Text of statute as originally enacted

= Queen Anne's Bounty Act 1703 =

Act of the Parliament of England

The Queen Anne's Bounty Act 1703 (2 & 3 Ann. c 20) was an act of the Parliament of England, granting "in Perpetuity the Revenues of the First Fruits and Tenths" for the support of the poor clergy of England.

== Subsequent developments ==
Sections 2, 3 and 7 of the act were repealed by section 6 of, and the second schedule to, the First Fruits and Tenths Measure 1926 (No. 5).

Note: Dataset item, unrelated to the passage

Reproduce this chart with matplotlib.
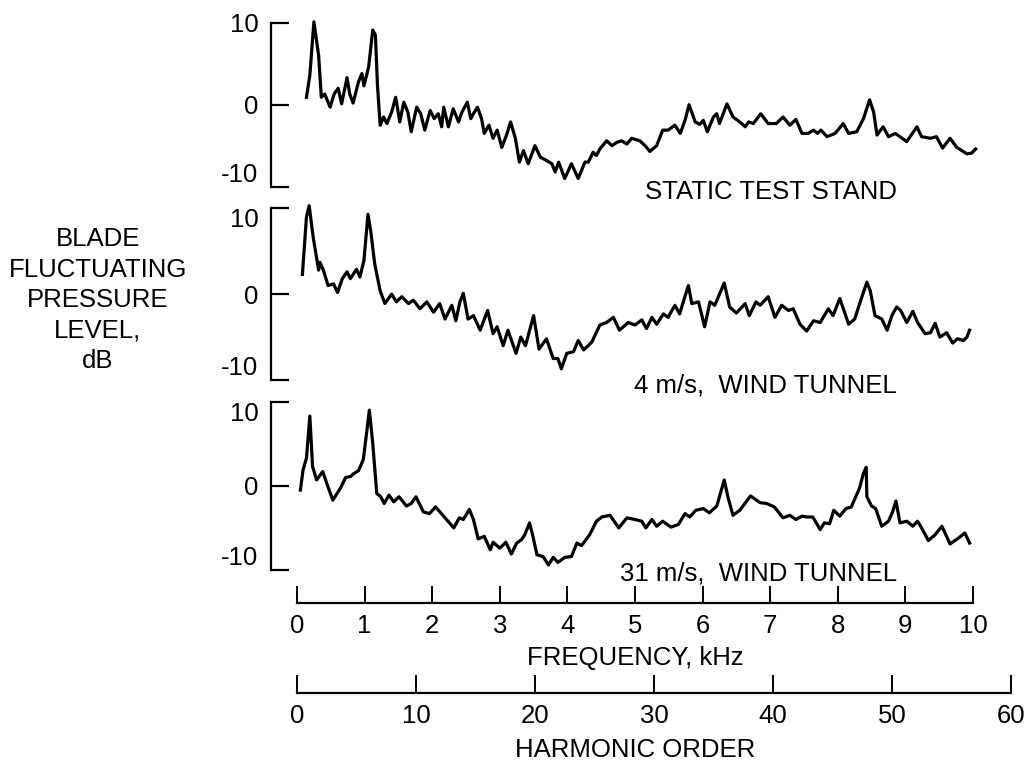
import matplotlib
matplotlib.use("Agg")
import matplotlib.pyplot as plt
import numpy as np

plt.rcParams['font.family'] = ['Liberation Sans', 'DejaVu Sans']

# ---------------- data ----------------
freq_static = [0.14, 0.19, 0.25, 0.32, 0.36, 0.41, 0.49, 0.55, 0.61, 0.66, 0.74, 0.78, 0.83, 0.91, 0.96, 0.99,
               1.06, 1.12, 1.16, 1.19, 1.23, 1.28, 1.33, 1.40, 1.46, 1.52, 1.58, 1.64, 1.69, 1.77, 1.83, 1.89,
               1.97, 2.03, 2.09, 2.14, 2.17, 2.24, 2.31, 2.39, 2.44, 2.52, 2.57, 2.61, 2.67, 2.73, 2.77, 2.84,
               2.90, 2.96, 3.03, 3.10, 3.16, 3.23, 3.29, 3.35, 3.42, 3.52, 3.60, 3.69, 3.77, 3.82, 3.87, 3.96,
               4.06, 4.16, 4.26, 4.31, 4.38, 4.43, 4.48, 4.58, 4.66, 4.73, 4.80, 4.88, 4.95, 5.07, 5.15, 5.22,
               5.32, 5.41, 5.49, 5.59, 5.67, 5.74, 5.80, 5.89, 5.96, 6.01, 6.07, 6.16, 6.21, 6.25, 6.36, 6.45,
               6.55, 6.63, 6.68, 6.75, 6.86, 6.97, 7.09, 7.19, 7.29, 7.38, 7.47, 7.56, 7.64, 7.70, 7.75, 7.84,
               7.96, 8.08, 8.16, 8.28, 8.38, 8.47, 8.53, 8.58, 8.67, 8.75, 8.85, 9.02, 9.17, 9.24, 9.37, 9.46,
               9.55, 9.66, 9.76, 9.91, 9.98, 10.04]
level_static = [0.9, 3.6, 10.1, 6.0, 0.9, 1.3, -0.3, 1.3, 2.0, 0.1, 3.3, 1.3, 0.2, 2.8, 3.8, 2.3,
                4.6, 9.1, 8.5, 2.4, -2.5, -1.5, -2.3, -0.9, 0.9, -2.1, 0.3, -0.9, -3.3, -0.3, -1.1, -3.1,
                -0.7, -1.7, -1.1, -2.7, -0.3, -2.7, -0.5, -2.1, -0.9, 0.3, -1.7, -1.1, -0.3, -1.7, -3.5, -2.5,
                -4.1, -3.1, -5.2, -3.7, -2.1, -4.1, -7.0, -5.6, -7.2, -5.0, -6.4, -6.8, -7.2, -8.2, -7.0, -9.0,
                -7.2, -9.0, -7.0, -7.0, -5.8, -6.2, -5.4, -4.4, -5.0, -4.6, -4.4, -4.8, -4.1, -4.4, -5.0, -5.7,
                -5.0, -3.1, -3.1, -2.5, -3.5, -1.9, 0.0, -2.1, -2.4, -1.9, -3.3, -1.5, -1.1, -2.3, 0.1, -1.5,
                -2.1, -2.7, -2.1, -2.3, -1.1, -2.3, -2.3, -1.5, -2.5, -1.8, -3.5, -3.5, -3.1, -3.5, -3.1, -3.9,
                -3.5, -2.3, -3.5, -3.3, -1.7, 0.6, -0.9, -3.7, -2.7, -3.9, -3.5, -4.5, -2.7, -3.9, -4.1, -3.9,
                -5.3, -4.1, -5.2, -6.0, -5.9, -5.4]

freq_4ms = [0.08, 0.14, 0.18, 0.24, 0.32, 0.34, 0.39, 0.46, 0.54, 0.60, 0.67, 0.74, 0.79, 0.88, 0.93, 0.99,
            1.05, 1.09, 1.15, 1.23, 1.30, 1.40, 1.47, 1.55, 1.65, 1.72, 1.82, 1.92, 2.02, 2.11, 2.19, 2.29,
            2.35, 2.41, 2.46, 2.53, 2.61, 2.71, 2.82, 2.90, 2.96, 3.05, 3.12, 3.24, 3.31, 3.38, 3.50, 3.58,
            3.69, 3.79, 3.86, 3.91, 3.99, 4.09, 4.16, 4.24, 4.36, 4.48, 4.58, 4.68, 4.77, 4.90, 5.00, 5.10,
            5.17, 5.25, 5.32, 5.42, 5.49, 5.59, 5.66, 5.73, 5.79, 5.84, 5.94, 6.03, 6.11, 6.18, 6.25, 6.32,
            6.40, 6.50, 6.63, 6.69, 6.79, 6.85, 6.97, 7.07, 7.17, 7.27, 7.34, 7.44, 7.54, 7.64, 7.74, 7.86,
            7.93, 8.03, 8.16, 8.25, 8.34, 8.43, 8.48, 8.55, 8.65, 8.73, 8.80, 8.87, 8.93, 9.02, 9.11, 9.18,
            9.29, 9.37, 9.44, 9.51, 9.61, 9.70, 9.77, 9.86, 9.91, 9.95]
level_4ms = [2.3, 9.0, 10.3, 6.6, 2.8, 3.7, 2.8, 1.0, 1.2, 0.2, 1.8, 2.6, 1.8, 2.9, 2.0, 3.9,
             9.3, 7.4, 3.5, 0.4, -1.1, 0.0, -0.9, -0.3, -1.1, -0.7, -1.7, -0.9, -2.1, -1.1, -2.9, -1.3,
             -3.1, -0.9, 0.1, -2.9, -2.5, -4.2, -1.9, -4.6, -3.8, -6.0, -4.2, -6.9, -5.0, -6.0, -2.5, -6.4,
             -5.2, -7.5, -7.5, -8.7, -6.9, -6.7, -5.4, -6.5, -5.6, -3.6, -3.3, -2.7, -4.2, -3.3, -3.6, -3.0,
             -4.0, -2.7, -3.5, -2.3, -2.7, -1.3, -2.3, -0.5, 1.0, -1.1, -0.9, -3.8, -0.9, -1.3, 0.0, 1.3,
             -1.5, -2.2, -1.1, -2.5, -0.9, -1.3, -0.3, -2.7, -1.3, -1.9, -1.7, -3.5, -4.3, -3.1, -3.3, -1.7,
             -2.5, -0.5, -3.5, -2.9, -0.7, 1.4, 0.4, -2.5, -2.9, -4.2, -2.5, -1.5, -1.9, -3.3, -2.0, -3.3,
             -4.6, -4.5, -3.4, -5.0, -4.5, -5.7, -5.2, -5.4, -5.0, -4.2]

freq_31ms = [0.05, 0.09, 0.14, 0.19, 0.23, 0.29, 0.38, 0.44, 0.53, 0.64, 0.72, 0.79, 0.83, 0.91, 0.98, 1.03,
             1.07, 1.12, 1.18, 1.24, 1.29, 1.36, 1.43, 1.51, 1.62, 1.69, 1.76, 1.87, 1.96, 2.05, 2.19, 2.32,
             2.40, 2.46, 2.55, 2.61, 2.68, 2.77, 2.86, 2.90, 3.00, 3.09, 3.17, 3.25, 3.32, 3.37, 3.44, 3.49,
             3.55, 3.64, 3.72, 3.79, 3.86, 3.96, 4.06, 4.14, 4.21, 4.33, 4.43, 4.51, 4.63, 4.76, 4.88, 5.00,
             5.10, 5.16, 5.25, 5.32, 5.41, 5.53, 5.64, 5.74, 5.81, 5.90, 6.01, 6.10, 6.21, 6.32, 6.38, 6.45,
             6.55, 6.71, 6.85, 6.95, 7.06, 7.19, 7.29, 7.38, 7.47, 7.54, 7.63, 7.74, 7.80, 7.88, 7.94, 8.03,
             8.12, 8.20, 8.32, 8.38, 8.42, 8.43, 8.50, 8.56, 8.65, 8.75, 8.81, 8.86, 8.92, 9.02, 9.11, 9.18,
             9.24, 9.34, 9.44, 9.54, 9.66, 9.77, 9.88, 9.95]
level_31ms = [-0.5, 1.9, 3.3, 8.3, 2.3, 0.7, 1.7, 0.3, -1.7, -0.3, 1.0, 1.1, 1.4, 1.8, 3.1, 6.3,
              9.0, 5.1, -0.9, -1.3, -2.1, -1.1, -1.9, -1.3, -2.4, -2.1, -1.3, -3.1, -3.3, -2.5, -3.8, -5.0,
              -3.8, -4.0, -2.8, -4.0, -6.3, -6.0, -7.6, -6.7, -7.4, -6.7, -8.1, -6.8, -6.4, -5.8, -4.4, -6.0,
              -8.2, -8.4, -9.4, -8.5, -9.1, -8.5, -8.4, -6.8, -7.1, -5.8, -4.2, -3.7, -3.5, -5.0, -3.8, -4.0,
              -4.2, -5.0, -4.0, -4.8, -4.2, -4.9, -4.6, -3.3, -3.7, -2.9, -2.7, -3.2, -2.4, 0.7, -1.5, -3.5,
              -2.9, -1.2, -2.0, -2.1, -2.5, -3.8, -3.5, -4.0, -3.6, -3.7, -3.7, -5.2, -4.4, -4.5, -2.9, -3.6,
              -2.7, -2.5, -0.3, 1.5, 2.2, -1.3, -2.4, -2.7, -4.8, -4.2, -3.1, -1.8, -4.4, -4.2, -4.8, -4.2,
              -5.0, -6.5, -5.8, -4.8, -6.9, -6.3, -5.6, -6.8]

panel_labels = ["STATIC TEST STAND", "4 m/s,  WIND TUNNEL", "31 m/s,  WIND TUNNEL"]
y_ticks = [-10, 0, 10]
y_tick_labels = ["-10", "0", "10"]
freq_ticks = list(range(0, 11))
harm_ticks = [0, 10, 20, 30, 40, 50, 60]
ylabel_text = "BLADE\nFLUCTUATING\nPRESSURE\nLEVEL,\ndB"

# ---------------- layout ----------------
W, H = 1026, 765
fig = plt.figure(figsize=(W / 100, H / 100), dpi=100)

FS = 18.5
px_per_khz = (973 - 297) / 10.0
x_left_px, x_right_px = 271, 1000
xlim_panels = ((x_left_px - 297) / px_per_khz, (x_right_px - 297) / px_per_khz)

panel_px = [(22.7, 186.7), (208.3, 380.0), (401.7, 570.0)]
series = [(freq_static, level_static), (freq_4ms, level_4ms), (freq_31ms, level_31ms)]
label_y_px = [192, 385, 573]

for i, ((top, bot), (fx, lv), lab, ly) in enumerate(zip(panel_px, series, panel_labels, label_y_px)):
    ax = fig.add_axes([x_left_px / W, 1 - bot / H, (x_right_px - x_left_px) / W, (bot - top) / H])
    ax.plot(fx, lv, color='black', lw=2.3, clip_on=False, solid_joinstyle='round')
    ax.set_xlim(*xlim_panels)
    ax.set_ylim(-10, 10)
    for s in ['top', 'right', 'bottom']:
        ax.spines[s].set_visible(False)
    ax.spines['left'].set_linewidth(1.6)
    ax.set_xticks([])
    ax.set_yticks(y_ticks)
    ax.set_yticklabels(y_tick_labels)
    ax.tick_params(axis='y', direction='in', length=13, width=1.6, pad=9, labelsize=FS)
    lbls = ax.get_yticklabels()
    lbls[0].set_va('bottom')          # "-10" sits above its tick
    if i > 0:
        lbls[2].set_va('top')         # "10" sits below its tick in lower panels
    ax.patch.set_alpha(0)
    fig.text(897 / W, 1 - ly / H, lab, ha='right', va='center', fontsize=FS)

# frequency axis
axf = fig.add_axes([297 / W, 1 - 603 / H, (973 - 297) / W, 0.03])
axf.set_xlim(0, 10)
for s in ['top', 'right', 'left']:
    axf.spines[s].set_visible(False)
axf.spines['bottom'].set_linewidth(1.6)
axf.set_yticks([])
axf.set_xticks(freq_ticks)
axf.set_xticklabels([str(t) for t in freq_ticks])
axf.tick_params(axis='x', direction='in', length=12, width=1.4, pad=8, labelsize=FS)
axf.patch.set_alpha(0)
fig.text(((297 + 973) / 2) / W, 1 - 658 / H, "FREQUENCY, kHz", ha='center', va='center', fontsize=FS)

# harmonic axis
axh = fig.add_axes([297 / W, 1 - 693 / H, (1011 - 297) / W, 0.03])
axh.set_xlim(0, 60)
for s in ['top', 'right', 'left']:
    axh.spines[s].set_visible(False)
axh.spines['bottom'].set_linewidth(1.6)
axh.set_yticks([])
axh.set_xticks(harm_ticks)
axh.set_xticklabels([str(t) for t in harm_ticks])
axh.tick_params(axis='x', direction='in', length=13, width=1.4, pad=8, labelsize=FS)
axh.patch.set_alpha(0)
fig.text(((297 + 973) / 2) / W, 1 - 750 / H, "HARMONIC ORDER", ha='center', va='center', fontsize=FS)

# y label
fig.text(98 / W, 1 - 300 / H, ylabel_text, ha='center', va='center', fontsize=FS,
         linespacing=1.33, multialignment='center')

fig.savefig("out.png", dpi=100)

The words "or women covert without their husbands" in section 6 of the act were repealed by section 5(2) of, and Schedule 2 to, the Law Reform (Married Women and Tortfeasors) Act 1935 (25 & 26 Geo. 5. c. 30).

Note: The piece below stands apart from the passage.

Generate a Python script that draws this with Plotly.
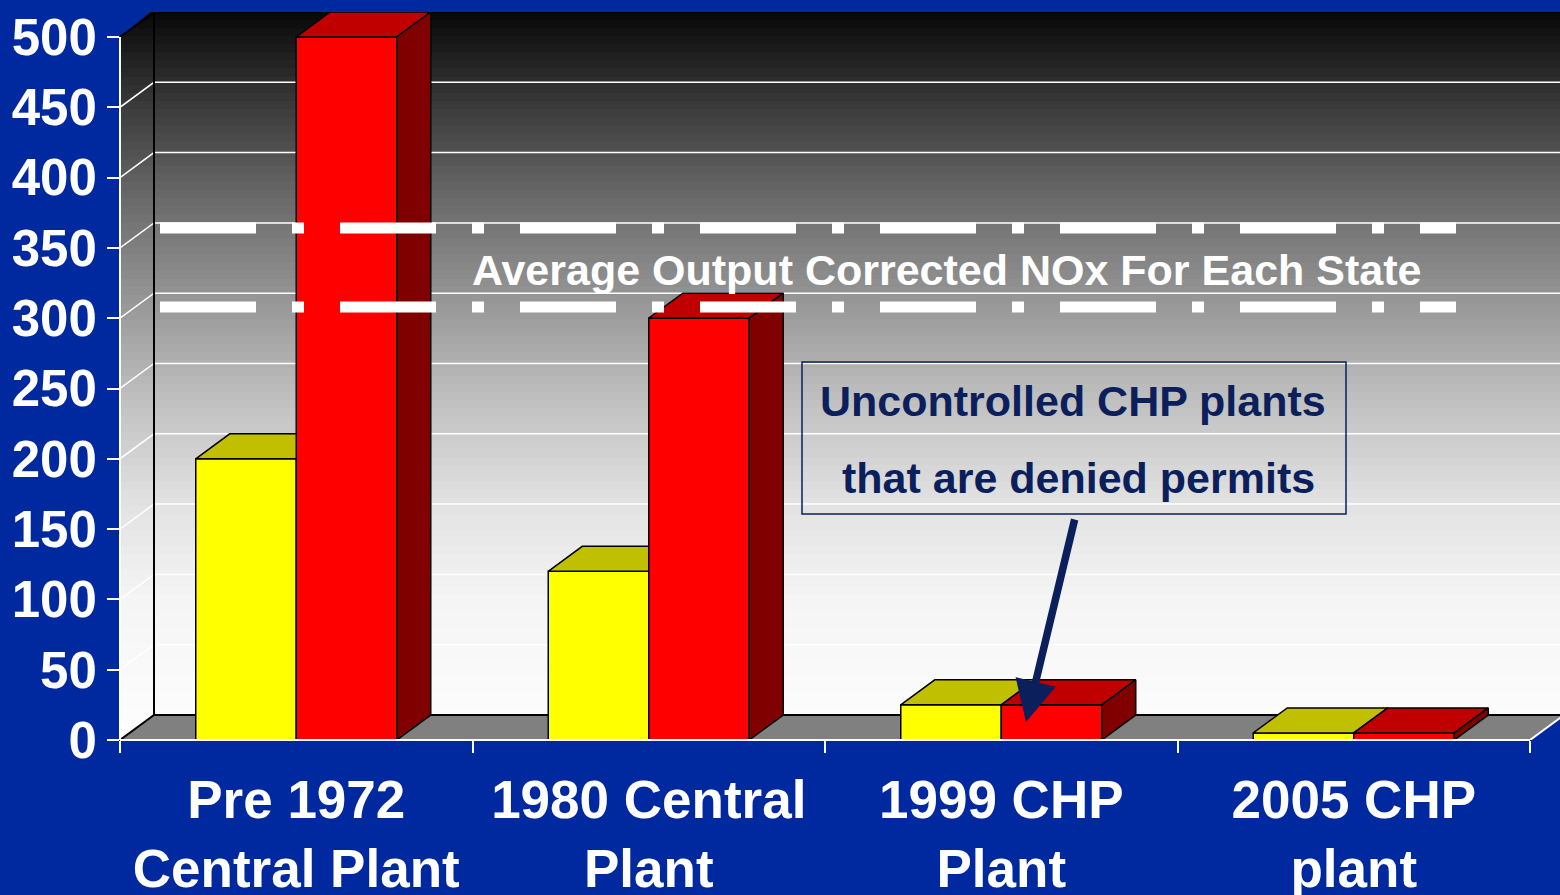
import numpy as np
import plotly.graph_objects as go

# ---------------- data ----------------
categories = ["Pre 1972<br>Central Plant", "1980 Central<br>Plant", "1999 CHP<br>Plant", "2005 CHP<br>plant"]
yellow_values = [200, 120, 25, 5]
red_values = [500, 300, 25, 5]
y_ticks = list(range(0, 501, 50))

# ---------------- geometry / style ----------------
W, H = 1560, 895
L, R, T, B = 120, 1560, 12, 740
CAT_PX = 352.5
PX_PER_UNIT = 703 / 500.0
XMIN = -0.5
XMAX = XMIN + (R - L) / CAT_PX
YMAX = (B - T) / PX_PER_UNIT
DX = 34 / CAT_PX
DY = 25 / PX_PER_UNIT
BW = 100.5 / CAT_PX

BLUE = "#0029A0"
NAVY = "#0B1F5C"
FONT = "Liberation Sans, Arial, sans-serif"


def px_x(px):
    return XMIN + (px - L) / CAT_PX


def px_y(py):
    return (B - py) / PX_PER_UNIT


fig = go.Figure()

# ---------------- 3D bars ----------------
def faces(values, offset):
    fr, tp, sd = ([], [], [])
    for i, v in enumerate(values):
        x0 = i + offset
        x1 = x0 + BW
        fr += [(x0, 0), (x1, 0), (x1, v), (x0, v), (x0, 0), (None, None)]
        tp += [(x0, v), (x1, v), (x1 + DX, v + DY), (x0 + DX, v + DY), (x0, v), (None, None)]
        sd += [(x1, 0), (x1 + DX, DY), (x1 + DX, v + DY), (x1, v), (x1, 0), (None, None)]
    return fr, tp, sd


def poly(pts, color):
    xs = [p[0] for p in pts]
    ys = [p[1] for p in pts]
    return go.Scatter(x=xs, y=ys, mode="lines", fill="toself", fillcolor=color,
                      line=dict(color="black", width=1.5), hoverinfo="skip",
                      showlegend=False, connectgaps=False)


yf, yt, ys_ = faces(yellow_values, -BW)
rf, rt, rs = faces(red_values, 0)
fig.add_trace(poly(ys_, "#808000"))
fig.add_trace(poly(yf, "#FFFF00"))
fig.add_trace(poly(yt, "#C0C000"))
fig.add_trace(poly(rf, "#FF0000"))
fig.add_trace(poly(rt, "#C00000"))
fig.add_trace(poly(rs, "#800000"))

shapes = []

# ---------------- gradient walls ----------------
gy_px = [12, 100, 200, 300, 400, 500, 600, 715, 740]
gy_val = [8, 55, 106, 150, 192, 225, 245, 252, 253]
N = 90
edges = np.linspace(0, YMAX, N + 1)
for k in range(N):
    a, b = edges[k], edges[k + 1]
    mid_px = B - (a + b) / 2 * PX_PER_UNIT
    g = int(round(np.interp(mid_px, gy_px, gy_val)))
    shapes.append(dict(type="rect", xref="paper", yref="y", x0=0, x1=1, y0=a, y1=b + 2,
                       fillcolor=f"rgb({g},{g},{g})", line=dict(width=0), layer="below"))

# blue corners
shapes.append(dict(type="path", xref="x", yref="y", layer="below",
                   path=f"M {XMIN},{500} L {XMIN},{YMAX + 2} L {XMIN + DX},{YMAX + 2} Z",
                   fillcolor=BLUE, line=dict(width=0)))
shapes.append(dict(type="path", xref="x", yref="y", layer="below",
                   path=f"M 3.5,0 L {3.5 + DX},{DY} L {3.5 + DX + 0.2},{DY} L {3.5 + DX + 0.2},-1 L 3.5,-1 Z",
                   fillcolor=BLUE, line=dict(width=0)))
# floor
shapes.append(dict(type="path", xref="x", yref="y", layer="below",
                   path=f"M {XMIN},0 L 3.5,0 L {3.5 + DX},{DY} L {XMIN + DX},{DY} Z",
                   fillcolor="#808080", line=dict(width=0)))
# gridlines
for v in y_ticks[1:-1]:
    shapes.append(dict(type="path", xref="x", yref="y", layer="below",
                       path=f"M {XMIN},{v} L {XMIN + DX},{v + DY} L {XMAX + 0.1},{v + DY}",
                       line=dict(color="white", width=1.5)))
# black wall edges
blk = dict(color="black", width=2)
shapes.append(dict(type="path", xref="x", yref="y", layer="below",
                   path=f"M {XMIN},0 L {XMIN + DX},{DY} L {XMAX + 0.1},{DY}", line=blk))
shapes.append(dict(type="path", xref="x", yref="y", layer="below",
                   path=f"M {XMIN + DX},{DY} L {XMIN + DX},{YMAX}", line=blk))
shapes.append(dict(type="path", xref="x", yref="y", layer="below",
                   path=f"M {XMIN},500 L {XMIN + DX},{YMAX - 0.3} L {XMAX + 0.1},{YMAX - 0.3}", line=blk))

# white axes
wht = dict(color="white", width=2)
shapes.append(dict(type="line", xref="paper", yref="y", x0=0, x1=0, y0=0, y1=500, line=wht, layer="above"))
shapes.append(dict(type="line", xref="x", yref="paper", x0=XMIN, x1=3.5, y0=0, y1=0, line=wht, layer="above"))
shapes.append(dict(type="line", xref="x", yref="y", x0=3.5, x1=3.5 + DX, y0=0, y1=DY, line=wht, layer="above"))

# dash-dot reference lines
for py in (228, 307):
    shapes.append(dict(type="line", xref="x", yref="y", x0=px_x(160), x1=px_x(1456),
                       y0=px_y(py), y1=px_y(py), layer="above",
                       line=dict(color="white", width=11, dash="96px,36px,12px,36px")))

# callout box
shapes.append(dict(type="rect", xref="x", yref="y", x0=px_x(802), x1=px_x(1346),
                   y0=px_y(514), y1=px_y(362), layer="above",
                   line=dict(color=NAVY, width=1.5), fillcolor="rgba(0,0,0,0)"))

annotations = [
    dict(x=px_x(946), y=px_y(270), xref="x", yref="y", showarrow=False,
         text="Average Output Corrected NOx For Each State",
         font=dict(family=FONT, size=43, color="white", weight="bold")),
    dict(x=px_x(1073), y=px_y(401), xref="x", yref="y", showarrow=False,
         text="Uncontrolled CHP plants",
         font=dict(family=FONT, size=43, color=NAVY, weight="bold")),
    dict(x=px_x(1078), y=px_y(478), xref="x", yref="y", showarrow=False,
         text="that are denied permits",
         font=dict(family=FONT, size=43, color=NAVY, weight="bold")),
    dict(x=px_x(1026), y=px_y(722), xref="x", yref="y", text="", showarrow=True,
         ax=49, ay=-204, axref="pixel", ayref="pixel", arrowcolor=NAVY,
         arrowwidth=7.5, arrowhead=2, arrowsize=1.1, standoff=0),
]

fig.update_layout(
    width=W, height=H,
    margin=dict(l=L, r=W - R, t=T, b=H - B, pad=0),
    paper_bgcolor=BLUE, plot_bgcolor=BLUE,
    showlegend=False,
    shapes=shapes, annotations=annotations,
    font=dict(family=FONT, color="white"),
    xaxis=dict(range=[XMIN, XMAX], tickmode="array", tickvals=list(range(len(categories))),
               ticktext=categories, ticks="", showgrid=False, zeroline=False, showline=False,
               tickfont=dict(family=FONT, size=53, color="white", weight="bold"),
               ticklabelstandoff=24, automargin=False, fixedrange=True,
               minor=dict(tickmode="array", tickvals=[-0.5, 0.5, 1.5, 2.5, 3.5], ticks="outside",
                          ticklen=12, tickcolor="white", tickwidth=2, showgrid=False)),
    yaxis=dict(range=[0, YMAX], tickmode="array", tickvals=y_ticks, ticks="outside",
               ticklen=12, tickcolor="white", tickwidth=2, showgrid=False, zeroline=False,
               showline=False, tickfont=dict(family=FONT, size=51, color="white", weight="bold"),
               ticklabelstandoff=0, automargin=False, fixedrange=True),
)

fig.write_html("out.html", config={"displayModeBar": False},
               post_script="document.body.style.margin='0';document.body.style.overflow='hidden';"
                           "document.body.style.background='" + BLUE + "';")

In this section, the words from "inrolled in such manner" to "bargaines and sales" and the word "inrolled" where thereafter occurring were repealed by section 1 of, and the first schedule to, the Statute Law Revision Act 1948 (11 & 12 Geo. 6. c. 62).

Section 1 of the act was repealed by section 39(1) of, and schedule 5 to, the Charities Act 1960 (8 & 9 Eliz. 2. c. 58), which came into force on 1 January 1961.

The whole act, so far as not otherwise repealed, was repealed by section 48(2) of, and part II of schedule 7 to, the Charities Act 1960.